Cryptocurrency exchanges in South Korea will be gearing up for a massive tax bill as the country seeks to clamp down on its booming digital currency sector, Fortune reports. According to an official in the finance ministry, exchanges with more than 20 billion won ($18.8 million) of income during 2016 will need to pay a 22 percent corporate tax and a 2.2 percent local income tax this year.
Additionally, Coinbase is finding handling customer demand, well, taxing. So the U.S. cryptocurrency marketplace hired Tina Bhatnagar, former vice president of operations and user services at Twitter, CNBC reported. Bhatnagar will serve as vice president of operations and technology at the exchange, aiming to provide 24/7 support to all customers by the end of Q2.

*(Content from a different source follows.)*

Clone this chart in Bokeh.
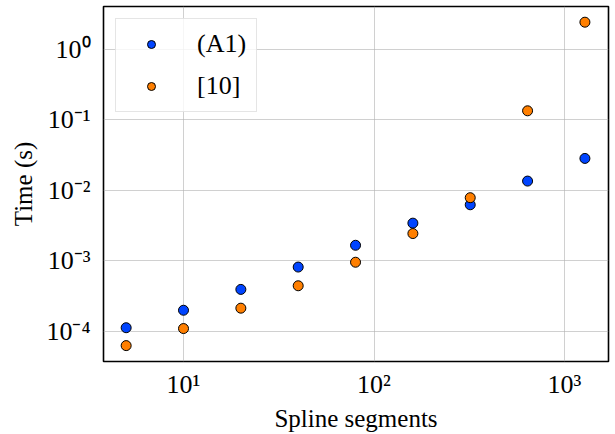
from bokeh.plotting import figure
from bokeh.models import Range1d, CustomJSTickFormatter, Legend, LegendItem, ColumnDataSource
from bokeh.embed import file_html
from bokeh.resources import INLINE

segments = [5, 10, 20, 40, 80, 160, 320, 640, 1280]
time_a1 = [1.13e-4, 2.0e-4, 3.95e-4, 8.2e-4, 1.67e-3, 3.44e-3, 6.27e-3, 1.36e-2, 2.85e-2]
time_ref10 = [6.3e-5, 1.1e-4, 2.14e-4, 4.45e-4, 9.6e-4, 2.45e-3, 7.9e-3, 0.135, 2.44]
series_labels = ["(A1)", "[10]"]
series_colors = ["#0044ff", "#ff7f00"]

FONT = "Liberation Serif"

p = figure(width=615, height=434, x_axis_type="log", y_axis_type="log",
           output_backend="svg", toolbar_location=None,
           x_range=Range1d(10 ** 0.58, 10 ** 3.231),
           y_range=Range1d(10 ** -4.426, 10 ** 0.61),
           min_border_left=103, min_border_right=7, min_border_top=6, min_border_bottom=73)

p.outline_line_color = "black"
p.outline_line_width = 1.6
p.background_fill_color = "white"
p.border_fill_color = "white"

fmt_code = """
const sup = {'0':'\u2070','1':'\u00b9','2':'\u00b2','3':'\u00b3','4':'\u2074','5':'\u2075','6':'\u2076','7':'\u2077','8':'\u2078','9':'\u2079','-':'\u207b'};
const e = Math.round(Math.log10(tick));
const s = String(e).split('').map(c => sup[c]).join('');
return '10' + s;
"""

for ax in (p.xaxis, p.yaxis):
    ax.formatter = CustomJSTickFormatter(code=fmt_code)
    ax.major_label_text_font = FONT
    ax.major_label_text_font_size = "26px"
    ax.axis_label_text_font = FONT
    ax.axis_label_text_font_size = "25px"
    ax.axis_label_text_font_style = "normal"
    ax.major_tick_line_color = None
    ax.minor_tick_line_color = None
    ax.major_tick_out = 0
    ax.major_tick_in = 0
    ax.minor_tick_out = 0
    ax.minor_tick_in = 0
    ax.axis_line_color = None
    ax.major_label_text_color = "black"
    ax.axis_label_text_color = "black"

p.xaxis.axis_label = "Spline segments"
p.yaxis.axis_label = "Time (s)"
p.xaxis.major_label_standoff = 8
p.yaxis.major_label_standoff = 13
p.xaxis.axis_label_standoff = 3
p.yaxis.axis_label_standoff = 6

p.xgrid.grid_line_color = "#b0b0b0"
p.ygrid.grid_line_color = "#b0b0b0"
p.xgrid.grid_line_alpha = 0.6
p.ygrid.grid_line_alpha = 0.6
p.xgrid.grid_line_width = 1
p.ygrid.grid_line_width = 1

src_a = ColumnDataSource(dict(x=segments, y=time_a1))
src_b = ColumnDataSource(dict(x=segments, y=time_ref10))
ra = p.scatter("x", "y", source=src_a, size=10, fill_color=series_colors[0],
               line_color="black", line_width=1)
rb = p.scatter("x", "y", source=src_b, size=10, fill_color=series_colors[1],
               line_color="black", line_width=1)

legend = Legend(items=[LegendItem(label=series_labels[0], renderers=[ra]),
                       LegendItem(label=series_labels[1], renderers=[rb])],
                location="top_left")
legend.label_text_font = FONT
legend.label_text_font_size = "26px"
legend.label_text_color = "black"
legend.background_fill_alpha = 0.8
legend.border_line_color = "#cccccc"
legend.border_line_width = 1
legend.margin = 12
legend.padding = 10
legend.spacing = 12
legend.glyph_width = 50
legend.glyph_height = 20
legend.label_standoff = 21
legend.label_height = 24
p.add_layout(legend)

open("out.html", "w").write(file_html(p, INLINE))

In other cryptocurrency news, one of the lawyers who set up the structure for companies to raise funds in virtual currencies called the set-up “stupid” – and maybe outdated, Reuters said. Dr. Luka Müller of MME Legal made the comments. His firm assisted in the creation of Switzerland-based foundations for the world’s largest initial coin offerings (ICOs), such as Bancor and Ethereum.
And let’s not forget about bitcoin. Bitcoin.org has made some, well, small adjustments to its marketing, TheNextWeb reported. The site jettisoned “fast” transactions and “low processing fees,” in favor of “peer-to-peer transactions,” “borderless payments” and “fraud protection.”
Speaking of fraud protection: Ernst & Young found that over 10 percent of funds raised through ICOs fall victim to hacker attacks, Reuters reported. Digging through more than 372 ICOs, the firm found that of the total $3.7 billion in funds raised to date, approximately $400 million had been stolen. The most common hacking technique? Phishing – and hackers steal up to $1.5 million in ICO funds per month, the report found.
Due to risks like this, perhaps, the Nordic region’s largest bank will ban its approximately 31,000 employees from trading in cryptocurrencies such as bitcoin, the company said on Monday (Jan. 22), according to news from Reuters. “The risks are seen as too high, and the protection is insufficient for both the coworkers and the bank,” said a Nordea spokeswoman. While Nordea will not force employees to sell cryptocurrencies that they currently own, the bank recommends that they do so.
And bitcoin had a rough go of it on Monday (Jan. 22), hitting $10,500 – down from $11,700 – to begin the week. The financial publication Barron’s reported that regulations – new ones, rumored to be in the offing – were the impetus that sent the price skidding. And this time around, as seen earlier in the month, South Korea was in the news due to hefty taxes for cryptocurrency exchanges.